§ PROBLEM
Extract only the lines running from the top of the entries to the line that holds "197), (336, 197)]]". Include that line and omit the pictures.

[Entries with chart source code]
^^^^^^^^

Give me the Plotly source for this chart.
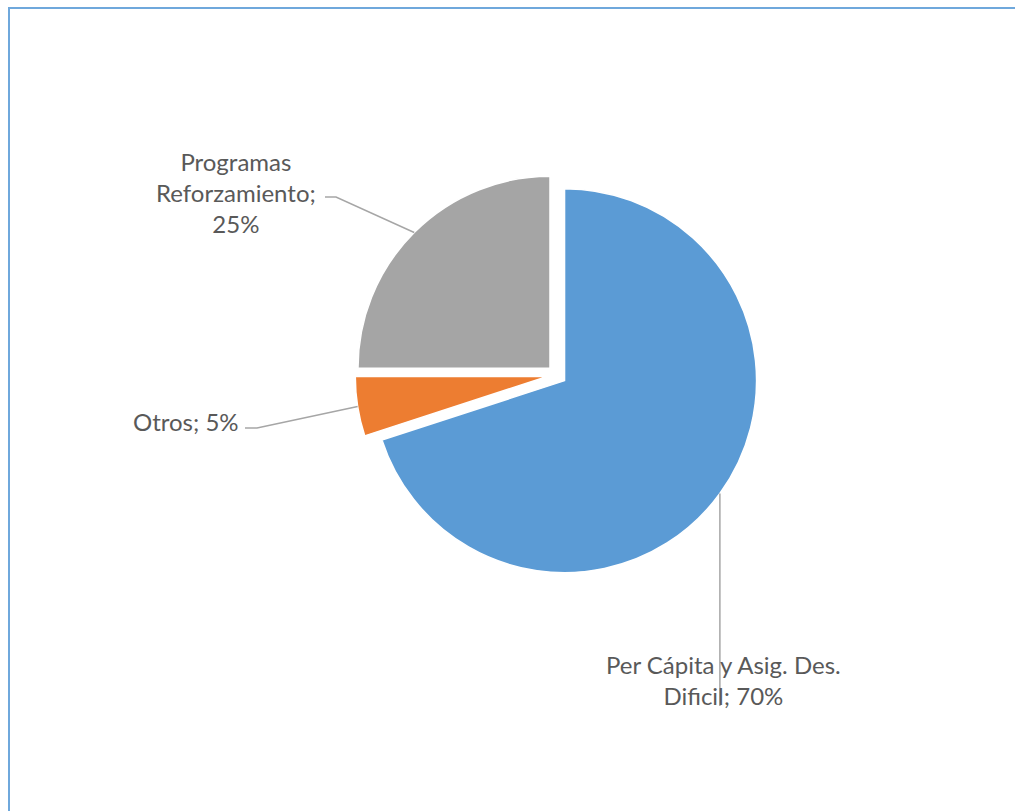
import math
import plotly.graph_objects as go

# ---- data ----
labels = ["Per Cápita y Asig. Des. Dificil", "Otros", "Programas Reforzamiento"]
values = [70, 5, 25]
colors = ["#5B9BD5", "#ED7D31", "#A5A5A5"]
label_texts = ["Per Cápita y Asig. Des.<br>Dificil; 70%", "Otros; 5%", "Programas<br>Reforzamiento;<br>25%"]

W, H = 1015, 811
PULL = 0.05
dom_x = [0.3492, 0.7479]
dom_y = [0.2890, 0.7862]

fig = go.Figure(go.Pie(
    labels=labels, values=values, sort=False, direction="clockwise", rotation=0,
    marker=dict(colors=colors, line=dict(color="white", width=1.5)),
    pull=[PULL] * len(values), textinfo="none", hoverinfo="label+percent",
    domain=dict(x=dom_x, y=dom_y), showlegend=False,
))

# pie geometry in pixels (derived from domain, as plotly computes it)
box_w = (dom_x[1] - dom_x[0]) * W
box_h = (dom_y[1] - dom_y[0]) * H
R = min(box_w, box_h) / (2 + 2 * PULL)
CX = (dom_x[0] + dom_x[1]) / 2 * W
CY = H - (dom_y[0] + dom_y[1]) / 2 * H

def px(x):
    return x / W

def py(y):
    return 1 - y / H

total = sum(values)
anchors = []
cum = 0
for v in values:
    mid = (cum + v / 2) / total * 2 * math.pi
    cum += v
    cx = CX + PULL * R * math.sin(mid)
    cy = CY - PULL * R * math.cos(mid)
    anchors.append((cx + R * math.sin(mid), cy - R * math.cos(mid)))

# label placement (pixel centres) and leader-line elbows
label_pos = [(723, 680), (186, 421), (236, 192)]
elbows = [None, [(245, 428), (257, 428)], [(325, 197), (336, 197)]]

shapes = []
line_style = dict(color="#A6A6A6", width=1.5)
for i, (ax, ay) in enumerate(anchors):
    if elbows[i] is None:
        pts = [(ax, ay), (ax, 706)]
    else:
        pts = elbows[i] + [(ax, ay)]
    path = "M " + " L ".join(f"{px(x)},{py(y)}" for x, y in pts)
    shapes.append(dict(type="path", xref="paper", yref="paper", path=path, line=line_style))

# chart border (only top and left edges are visible in the frame)
border = [(9, H), (9, 8), (W, 8)]
shapes.append(dict(type="path", xref="paper", yref="paper",
                   path="M " + " L ".join(f"{px(x)},{py(y)}" for x, y in border),
                   line=dict(color="#6FA8DC", width=2)))

annotations = []
for (lx, ly), t in zip(label_pos, label_texts):
    annotations.append(dict(x=px(lx), y=py(ly), xref="paper", yref="paper", text=t,
                            showarrow=False, xanchor="center", yanchor="middle",
                            align="center", font=dict(family="Lato", size=24, color="#595959")))

fig.update_layout(width=W, height=H, margin=dict(l=0, r=0, t=0, b=0),
                  paper_bgcolor="white", plot_bgcolor="white",
                  shapes=shapes, annotations=annotations)

fig.write_html("out.html")
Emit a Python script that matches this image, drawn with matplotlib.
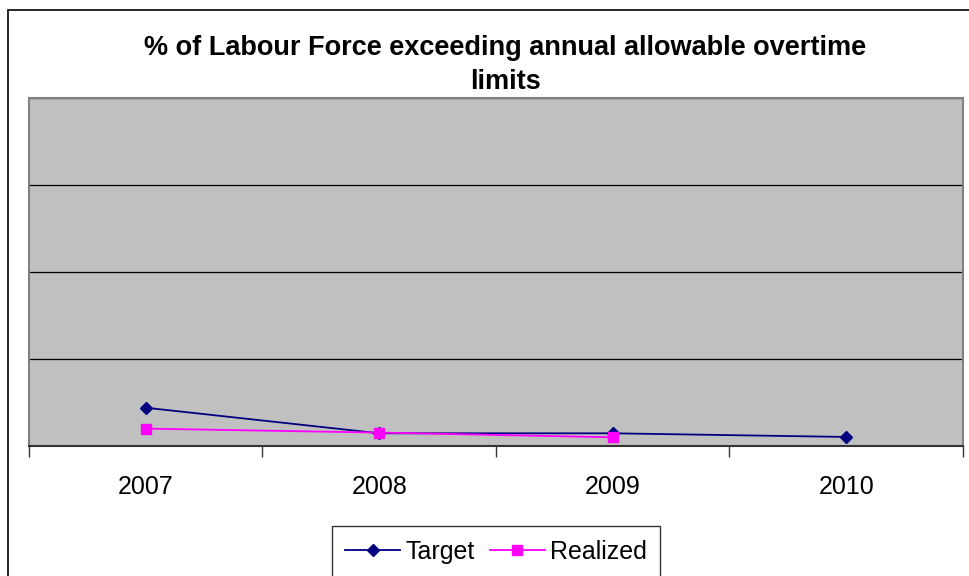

^^^^^^^^

§ RIGHT ANSWER
Give me the Plotly source for this chart.
import math
import plotly.graph_objects as go

# ---- data ----
labels = ["Per Cápita y Asig. Des. Dificil", "Otros", "Programas Reforzamiento"]
values = [70, 5, 25]
colors = ["#5B9BD5", "#ED7D31", "#A5A5A5"]
label_texts = ["Per Cápita y Asig. Des.<br>Dificil; 70%", "Otros; 5%", "Programas<br>Reforzamiento;<br>25%"]

W, H = 1015, 811
PULL = 0.05
dom_x = [0.3492, 0.7479]
dom_y = [0.2890, 0.7862]

fig = go.Figure(go.Pie(
    labels=labels, values=values, sort=False, direction="clockwise", rotation=0,
    marker=dict(colors=colors, line=dict(color="white", width=1.5)),
    pull=[PULL] * len(values), textinfo="none", hoverinfo="label+percent",
    domain=dict(x=dom_x, y=dom_y), showlegend=False,
))

# pie geometry in pixels (derived from domain, as plotly computes it)
box_w = (dom_x[1] - dom_x[0]) * W
box_h = (dom_y[1] - dom_y[0]) * H
R = min(box_w, box_h) / (2 + 2 * PULL)
CX = (dom_x[0] + dom_x[1]) / 2 * W
CY = H - (dom_y[0] + dom_y[1]) / 2 * H

def px(x):
    return x / W

def py(y):
    return 1 - y / H

total = sum(values)
anchors = []
cum = 0
for v in values:
    mid = (cum + v / 2) / total * 2 * math.pi
    cum += v
    cx = CX + PULL * R * math.sin(mid)
    cy = CY - PULL * R * math.cos(mid)
    anchors.append((cx + R * math.sin(mid), cy - R * math.cos(mid)))

# label placement (pixel centres) and leader-line elbows
label_pos = [(723, 680), (186, 421), (236, 192)]
elbows = [None, [(245, 428), (257, 428)], [(325, 197), (336, 197)]]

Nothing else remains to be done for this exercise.